Net IT exports add another layer of reassurance. After subtracting import payments, net exports in April stood at USD 355 million, a year-on-year increase of 23 percent. This matters because gross export numbers, taken in isolation, can sometimes flatter performance when import costs are also rising simultaneously. The net figure confirms that the sector’s contribution to the external account is real and growing, not artificially inflated by accounting flows moving in both directions.
The monthly trend through FY26 reinforces confidence in the sector’s momentum. After the record December figure, some moderation in early 2026 was expected and observed. But the return above USD 400 million in both March and April suggests that the sector has genuinely shifted to a higher operating range rather than experienced an isolated seasonal surge. That is an important distinction. Sustained performance over multiple consecutive months is a far more credible indicator than a single exceptional month followed by a retreat.

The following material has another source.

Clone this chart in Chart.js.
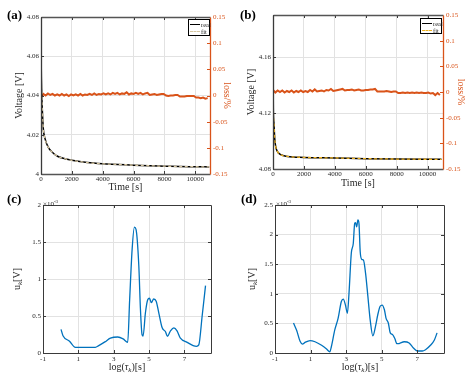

That said, the good news should not become an excuse for complacency, and the numbers should not be accepted uncritically. The government set an ambitious IT export target of USD 5 billion for FY26, but informed analysts expect the year to close closer to USD 4.5 to 4.6 billion. The gap between official targets and likely outcomes is not catastrophic, but it does suggest that ambition has run slightly ahead of structural capacity. The broader Uraan Pakistan framework envisions IT exports reaching USD 10 billion by FY29. Achieving that target will require not just continued momentum in current volumes, but a qualitative leap in transparency, sustainability, and the depth of the sector’s integration into global technology supply chains.
There are legitimate questions about the composition of the current numbers that Pakistan’s policymakers must take seriously. A portion of the recent improvement may reflect better repatriation of dollars following facilitation measures introduced by the State Bank, rather than purely incremental growth in underlying business activity. Some voices within the industry have also noted the possibility of tax arbitrage, where income generated through other channels is routed through IT entities to benefit from more favourable tax treatment available to the technology sector. These concerns do not invalidate the sector’s genuine growth. Pakistani software houses, freelancers, and IT service providers are doing real work for real international clients. But they do underscore the need for cleaner, more granular data.
Pakistan needs to know how much of its technology export figure represents corporate software and services exports, how much originates from the freelancing economy, and how much reflects income simply finding the most tax-efficient route home. Without that clarity, policymakers cannot design effective support interventions, cannot accurately assess the sector’s true trajectory, and cannot credibly present the numbers to international investors and development partners who are being asked to take Pakistan’s technology story seriously.
The IT sector has earned its moment of recognition. The growth is real, the trend is sustained, and the economic contribution is meaningful. What it now requires is not celebration but careful stewardship, honest measurement, and the institutional depth to convert a promising trajectory into a durable national competitive advantage.